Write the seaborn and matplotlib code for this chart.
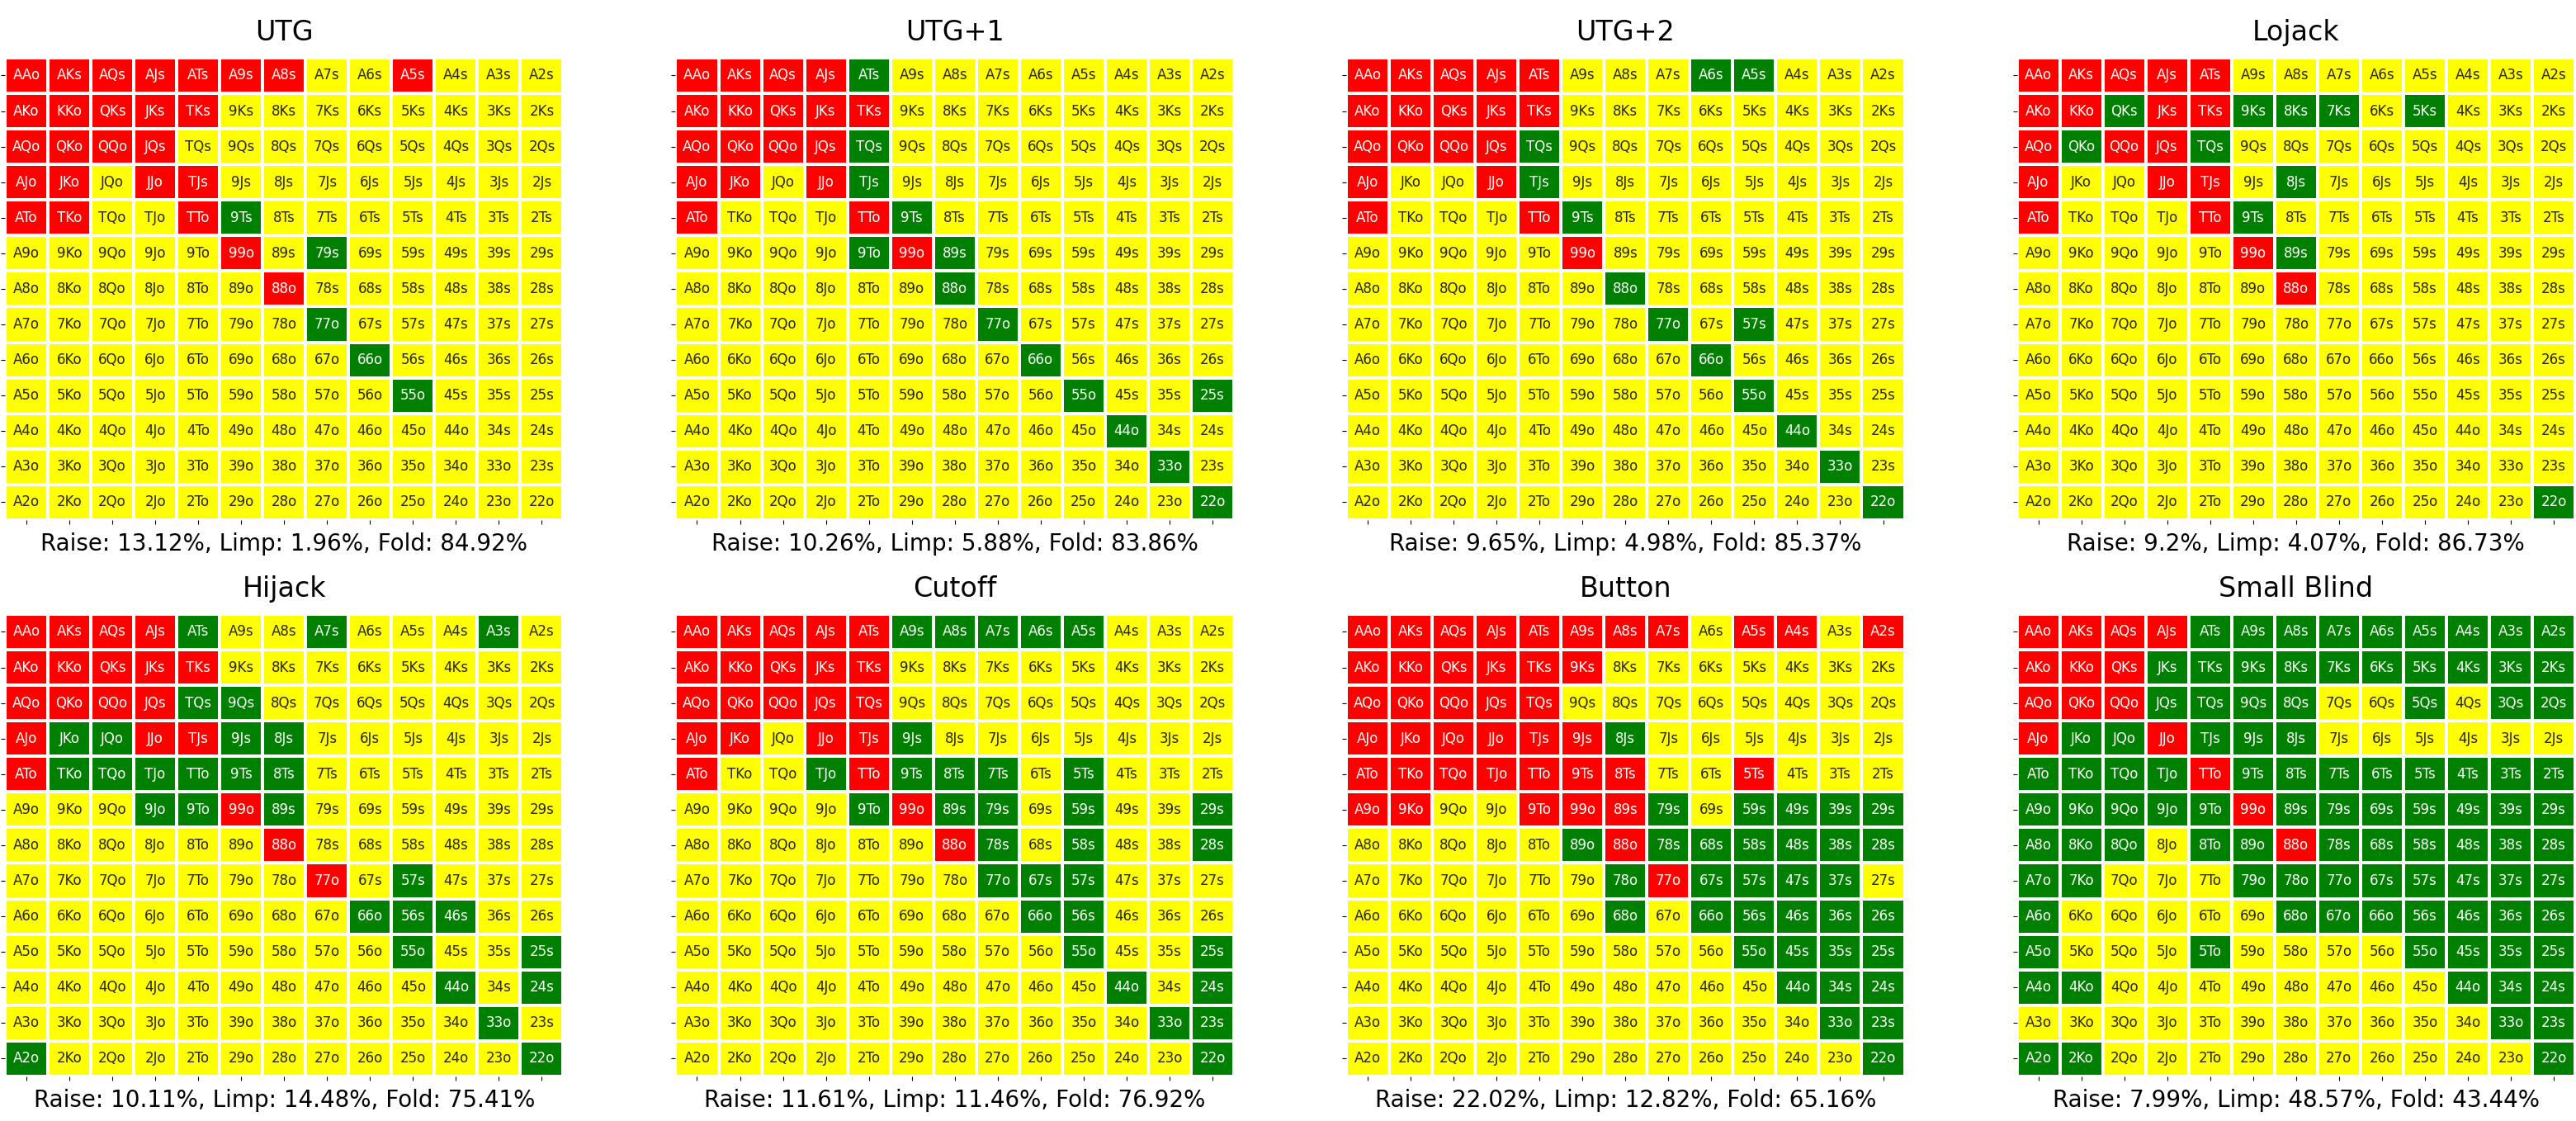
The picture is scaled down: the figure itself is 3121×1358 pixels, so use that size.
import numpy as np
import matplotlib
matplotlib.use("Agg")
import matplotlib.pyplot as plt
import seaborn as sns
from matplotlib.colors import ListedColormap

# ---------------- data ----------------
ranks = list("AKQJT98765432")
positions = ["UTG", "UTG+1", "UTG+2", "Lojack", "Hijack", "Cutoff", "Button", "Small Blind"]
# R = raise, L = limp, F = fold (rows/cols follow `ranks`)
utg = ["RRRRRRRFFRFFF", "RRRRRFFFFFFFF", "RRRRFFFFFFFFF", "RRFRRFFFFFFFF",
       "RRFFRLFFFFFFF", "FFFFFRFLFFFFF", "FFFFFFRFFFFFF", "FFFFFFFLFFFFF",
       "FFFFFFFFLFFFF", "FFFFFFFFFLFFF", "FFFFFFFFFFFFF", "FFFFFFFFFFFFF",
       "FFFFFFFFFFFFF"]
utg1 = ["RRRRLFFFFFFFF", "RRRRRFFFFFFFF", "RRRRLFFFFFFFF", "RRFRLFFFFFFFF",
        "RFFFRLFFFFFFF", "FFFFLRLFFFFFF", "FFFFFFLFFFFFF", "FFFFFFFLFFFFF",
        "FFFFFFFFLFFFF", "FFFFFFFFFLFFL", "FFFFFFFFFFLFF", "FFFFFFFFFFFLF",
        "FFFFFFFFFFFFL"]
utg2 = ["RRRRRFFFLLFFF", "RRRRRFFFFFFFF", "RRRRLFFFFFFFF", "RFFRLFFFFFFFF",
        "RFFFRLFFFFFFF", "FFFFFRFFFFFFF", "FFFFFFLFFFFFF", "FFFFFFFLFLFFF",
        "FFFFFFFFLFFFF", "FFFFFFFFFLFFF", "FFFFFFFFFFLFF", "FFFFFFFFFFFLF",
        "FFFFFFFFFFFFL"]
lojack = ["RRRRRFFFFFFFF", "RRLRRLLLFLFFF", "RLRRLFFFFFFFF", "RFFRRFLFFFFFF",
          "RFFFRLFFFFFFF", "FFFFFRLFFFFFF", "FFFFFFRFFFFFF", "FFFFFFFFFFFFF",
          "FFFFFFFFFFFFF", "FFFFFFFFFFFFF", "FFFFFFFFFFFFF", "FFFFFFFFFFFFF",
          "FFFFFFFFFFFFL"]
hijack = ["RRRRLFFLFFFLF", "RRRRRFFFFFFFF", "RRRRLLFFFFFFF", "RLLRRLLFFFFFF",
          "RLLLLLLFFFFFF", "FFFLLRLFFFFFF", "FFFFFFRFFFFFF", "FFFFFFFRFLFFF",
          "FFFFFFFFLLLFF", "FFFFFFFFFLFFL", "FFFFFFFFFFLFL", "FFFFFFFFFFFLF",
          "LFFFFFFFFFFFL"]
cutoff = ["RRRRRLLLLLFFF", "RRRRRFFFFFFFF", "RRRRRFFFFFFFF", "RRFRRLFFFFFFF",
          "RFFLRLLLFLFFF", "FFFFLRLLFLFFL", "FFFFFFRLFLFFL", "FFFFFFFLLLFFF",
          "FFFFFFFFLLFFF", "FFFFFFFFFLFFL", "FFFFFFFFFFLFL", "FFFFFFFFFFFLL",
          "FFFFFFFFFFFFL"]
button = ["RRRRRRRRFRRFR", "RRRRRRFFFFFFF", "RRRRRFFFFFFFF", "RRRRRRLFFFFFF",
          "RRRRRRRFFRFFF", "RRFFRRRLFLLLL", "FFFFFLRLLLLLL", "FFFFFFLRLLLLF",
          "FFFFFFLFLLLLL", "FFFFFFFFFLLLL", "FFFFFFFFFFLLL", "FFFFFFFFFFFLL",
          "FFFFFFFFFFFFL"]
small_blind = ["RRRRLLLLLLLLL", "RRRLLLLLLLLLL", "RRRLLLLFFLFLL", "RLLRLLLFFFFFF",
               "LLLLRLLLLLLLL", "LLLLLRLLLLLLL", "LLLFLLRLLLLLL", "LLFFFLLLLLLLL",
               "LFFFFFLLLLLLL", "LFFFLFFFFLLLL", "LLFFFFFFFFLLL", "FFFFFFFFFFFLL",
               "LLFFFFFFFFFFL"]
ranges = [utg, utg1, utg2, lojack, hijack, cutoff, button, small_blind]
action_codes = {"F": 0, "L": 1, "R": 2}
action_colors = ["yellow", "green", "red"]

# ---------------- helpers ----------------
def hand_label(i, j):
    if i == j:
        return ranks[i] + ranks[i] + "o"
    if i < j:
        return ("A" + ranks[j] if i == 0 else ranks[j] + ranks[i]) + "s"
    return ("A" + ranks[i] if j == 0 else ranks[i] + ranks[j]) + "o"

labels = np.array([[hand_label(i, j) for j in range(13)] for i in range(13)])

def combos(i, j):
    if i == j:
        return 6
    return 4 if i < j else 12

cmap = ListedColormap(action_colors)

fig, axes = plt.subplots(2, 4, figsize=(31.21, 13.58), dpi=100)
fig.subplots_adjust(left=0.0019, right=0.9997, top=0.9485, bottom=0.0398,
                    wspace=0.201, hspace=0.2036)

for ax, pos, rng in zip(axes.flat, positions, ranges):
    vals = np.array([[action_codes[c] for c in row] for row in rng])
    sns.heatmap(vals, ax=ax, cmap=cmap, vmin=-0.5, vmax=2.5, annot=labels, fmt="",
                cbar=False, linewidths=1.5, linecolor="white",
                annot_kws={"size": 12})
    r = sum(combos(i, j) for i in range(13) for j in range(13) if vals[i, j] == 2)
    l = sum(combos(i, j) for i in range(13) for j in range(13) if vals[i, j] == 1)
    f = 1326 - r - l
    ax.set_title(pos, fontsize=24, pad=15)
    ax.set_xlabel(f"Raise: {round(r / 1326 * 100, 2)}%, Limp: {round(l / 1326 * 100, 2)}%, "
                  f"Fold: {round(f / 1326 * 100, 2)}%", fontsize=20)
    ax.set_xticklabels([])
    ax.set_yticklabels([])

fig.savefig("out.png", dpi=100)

■ **THE EXERCISE**: Pick out the lines containing the string "seaborn" and show them.

■ **EXERCISE SOLUTION**:
Write the seaborn and matplotlib code for this chart.
import seaborn as sns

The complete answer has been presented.